[SHORT EXERCISE] Images appear in the records below; leave them out and repeat everything else exactly.

[DATA LINES]
* * * * * * * * *
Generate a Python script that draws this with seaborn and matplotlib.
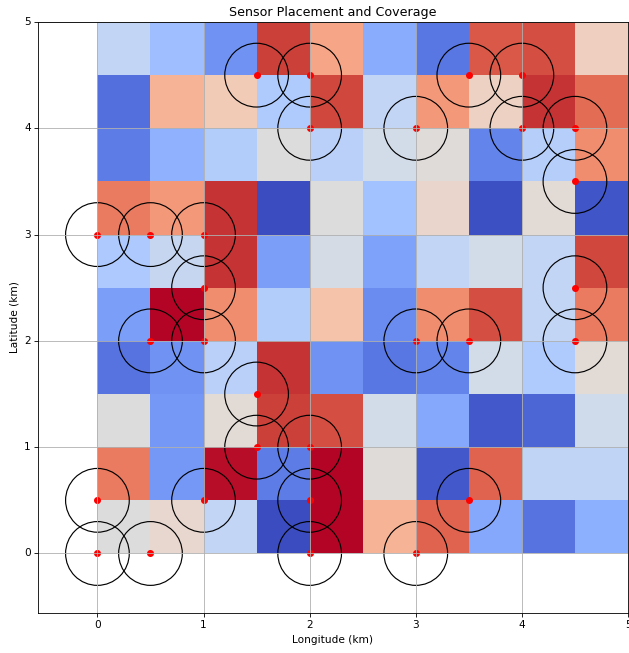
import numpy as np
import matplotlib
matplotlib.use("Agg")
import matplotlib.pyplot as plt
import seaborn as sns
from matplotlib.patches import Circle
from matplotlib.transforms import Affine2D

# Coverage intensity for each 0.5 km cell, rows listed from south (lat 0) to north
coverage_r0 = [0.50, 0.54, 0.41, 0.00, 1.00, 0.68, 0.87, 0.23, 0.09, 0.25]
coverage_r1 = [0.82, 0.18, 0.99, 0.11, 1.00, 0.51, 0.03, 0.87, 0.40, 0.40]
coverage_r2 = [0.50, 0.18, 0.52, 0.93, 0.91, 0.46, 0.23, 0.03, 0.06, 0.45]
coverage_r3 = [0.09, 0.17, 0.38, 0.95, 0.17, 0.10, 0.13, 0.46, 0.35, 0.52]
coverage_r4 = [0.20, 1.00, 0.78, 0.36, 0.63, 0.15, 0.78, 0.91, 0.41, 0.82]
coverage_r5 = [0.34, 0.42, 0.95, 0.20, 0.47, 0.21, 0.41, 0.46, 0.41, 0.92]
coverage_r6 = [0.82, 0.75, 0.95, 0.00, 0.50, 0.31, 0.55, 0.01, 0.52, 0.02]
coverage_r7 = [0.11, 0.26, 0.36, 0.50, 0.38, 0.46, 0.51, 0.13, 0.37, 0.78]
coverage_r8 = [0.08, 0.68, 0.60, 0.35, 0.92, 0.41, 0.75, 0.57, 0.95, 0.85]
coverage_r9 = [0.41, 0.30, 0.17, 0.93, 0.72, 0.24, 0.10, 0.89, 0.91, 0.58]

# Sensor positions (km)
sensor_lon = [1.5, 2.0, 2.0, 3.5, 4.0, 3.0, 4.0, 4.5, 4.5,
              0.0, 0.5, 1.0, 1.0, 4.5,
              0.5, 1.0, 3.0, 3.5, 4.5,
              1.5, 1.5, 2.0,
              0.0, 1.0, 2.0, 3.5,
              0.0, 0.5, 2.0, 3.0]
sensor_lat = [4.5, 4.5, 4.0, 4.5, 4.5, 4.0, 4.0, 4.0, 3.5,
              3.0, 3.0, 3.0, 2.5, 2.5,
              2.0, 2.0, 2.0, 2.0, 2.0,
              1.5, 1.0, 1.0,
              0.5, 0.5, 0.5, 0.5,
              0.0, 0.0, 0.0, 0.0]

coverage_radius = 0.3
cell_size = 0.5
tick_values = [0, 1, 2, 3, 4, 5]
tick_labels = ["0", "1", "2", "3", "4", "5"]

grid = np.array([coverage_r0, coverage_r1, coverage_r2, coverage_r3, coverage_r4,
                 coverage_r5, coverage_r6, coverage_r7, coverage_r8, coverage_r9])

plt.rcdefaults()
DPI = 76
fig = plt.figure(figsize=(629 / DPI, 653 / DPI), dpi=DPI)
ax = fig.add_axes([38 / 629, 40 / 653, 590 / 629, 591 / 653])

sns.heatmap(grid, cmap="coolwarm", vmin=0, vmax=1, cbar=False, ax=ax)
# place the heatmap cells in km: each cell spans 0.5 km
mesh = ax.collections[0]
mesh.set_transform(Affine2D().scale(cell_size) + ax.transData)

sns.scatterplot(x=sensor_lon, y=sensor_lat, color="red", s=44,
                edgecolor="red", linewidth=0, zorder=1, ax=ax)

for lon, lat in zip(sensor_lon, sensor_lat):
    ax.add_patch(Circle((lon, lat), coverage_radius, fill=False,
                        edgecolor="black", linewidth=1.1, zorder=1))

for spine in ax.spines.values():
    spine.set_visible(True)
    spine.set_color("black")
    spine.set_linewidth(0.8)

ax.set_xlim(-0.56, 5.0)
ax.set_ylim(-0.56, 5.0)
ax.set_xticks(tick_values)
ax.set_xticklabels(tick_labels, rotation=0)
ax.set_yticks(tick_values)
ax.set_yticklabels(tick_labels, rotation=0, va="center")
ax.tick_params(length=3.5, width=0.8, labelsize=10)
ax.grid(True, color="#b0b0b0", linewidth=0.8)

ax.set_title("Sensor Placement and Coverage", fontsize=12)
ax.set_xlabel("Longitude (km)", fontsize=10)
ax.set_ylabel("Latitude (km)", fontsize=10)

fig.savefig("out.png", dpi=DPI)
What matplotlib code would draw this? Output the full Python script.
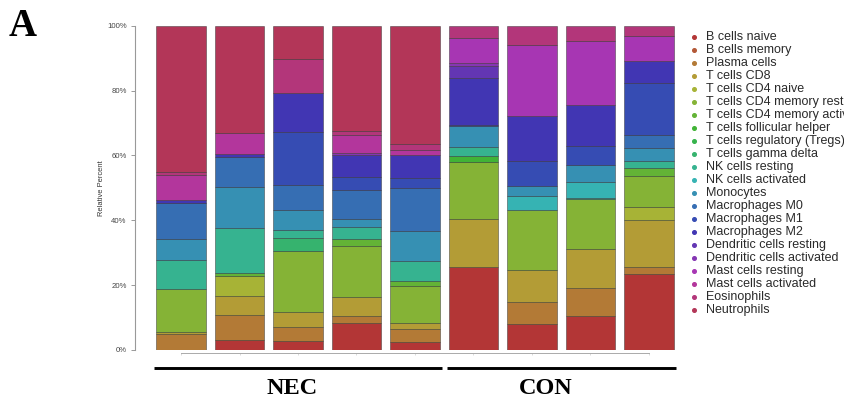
* * * * * * * * *
[ANSWER FOR THE TASK]
Generate a Python script that draws this with seaborn and matplotlib.
import numpy as np
import matplotlib
matplotlib.use("Agg")
import matplotlib.pyplot as plt
import seaborn as sns
from matplotlib.patches import Circle
from matplotlib.transforms import Affine2D

# Coverage intensity for each 0.5 km cell, rows listed from south (lat 0) to north
coverage_r0 = [0.50, 0.54, 0.41, 0.00, 1.00, 0.68, 0.87, 0.23, 0.09, 0.25]
coverage_r1 = [0.82, 0.18, 0.99, 0.11, 1.00, 0.51, 0.03, 0.87, 0.40, 0.40]
coverage_r2 = [0.50, 0.18, 0.52, 0.93, 0.91, 0.46, 0.23, 0.03, 0.06, 0.45]
coverage_r3 = [0.09, 0.17, 0.38, 0.95, 0.17, 0.10, 0.13, 0.46, 0.35, 0.52]
coverage_r4 = [0.20, 1.00, 0.78, 0.36, 0.63, 0.15, 0.78, 0.91, 0.41, 0.82]
coverage_r5 = [0.34, 0.42, 0.95, 0.20, 0.47, 0.21, 0.41, 0.46, 0.41, 0.92]
coverage_r6 = [0.82, 0.75, 0.95, 0.00, 0.50, 0.31, 0.55, 0.01, 0.52, 0.02]
coverage_r7 = [0.11, 0.26, 0.36, 0.50, 0.38, 0.46, 0.51, 0.13, 0.37, 0.78]
coverage_r8 = [0.08, 0.68, 0.60, 0.35, 0.92, 0.41, 0.75, 0.57, 0.95, 0.85]
coverage_r9 = [0.41, 0.30, 0.17, 0.93, 0.72, 0.24, 0.10, 0.89, 0.91, 0.58]

# Sensor positions (km)
sensor_lon = [1.5, 2.0, 2.0, 3.5, 4.0, 3.0, 4.0, 4.5, 4.5,
              0.0, 0.5, 1.0, 1.0, 4.5,
              0.5, 1.0, 3.0, 3.5, 4.5,
              1.5, 1.5, 2.0,
              0.0, 1.0, 2.0, 3.5,
              0.0, 0.5, 2.0, 3.0]
sensor_lat = [4.5, 4.5, 4.0, 4.5, 4.5, 4.0, 4.0, 4.0, 3.5,
              3.0, 3.0, 3.0, 2.5, 2.5,
              2.0, 2.0, 2.0, 2.0, 2.0,
              1.5, 1.0, 1.0,
              0.5, 0.5, 0.5, 0.5,
              0.0, 0.0, 0.0, 0.0]

coverage_radius = 0.3
cell_size = 0.5
tick_values = [0, 1, 2, 3, 4, 5]
tick_labels = ["0", "1", "2", "3", "4", "5"]

grid = np.array([coverage_r0, coverage_r1, coverage_r2, coverage_r3, coverage_r4,
                 coverage_r5, coverage_r6, coverage_r7, coverage_r8, coverage_r9])

plt.rcdefaults()
DPI = 76
fig = plt.figure(figsize=(629 / DPI, 653 / DPI), dpi=DPI)
ax = fig.add_axes([38 / 629, 40 / 653, 590 / 629, 591 / 653])

sns.heatmap(grid, cmap="coolwarm", vmin=0, vmax=1, cbar=False, ax=ax)
# place the heatmap cells in km: each cell spans 0.5 km
mesh = ax.collections[0]
mesh.set_transform(Affine2D().scale(cell_size) + ax.transData)

sns.scatterplot(x=sensor_lon, y=sensor_lat, color="red", s=44,
                edgecolor="red", linewidth=0, zorder=1, ax=ax)

for lon, lat in zip(sensor_lon, sensor_lat):
    ax.add_patch(Circle((lon, lat), coverage_radius, fill=False,
                        edgecolor="black", linewidth=1.1, zorder=1))

for spine in ax.spines.values():
    spine.set_visible(True)
    spine.set_color("black")
    spine.set_linewidth(0.8)

ax.set_xlim(-0.56, 5.0)
ax.set_ylim(-0.56, 5.0)
ax.set_xticks(tick_values)
ax.set_xticklabels(tick_labels, rotation=0)
ax.set_yticks(tick_values)
ax.set_yticklabels(tick_labels, rotation=0, va="center")
ax.tick_params(length=3.5, width=0.8, labelsize=10)
ax.grid(True, color="#b0b0b0", linewidth=0.8)

ax.set_title("Sensor Placement and Coverage", fontsize=12)
ax.set_xlabel("Longitude (km)", fontsize=10)
ax.set_ylabel("Latitude (km)", fontsize=10)

fig.savefig("out.png", dpi=DPI)
What matplotlib code would draw this? Output the full Python script.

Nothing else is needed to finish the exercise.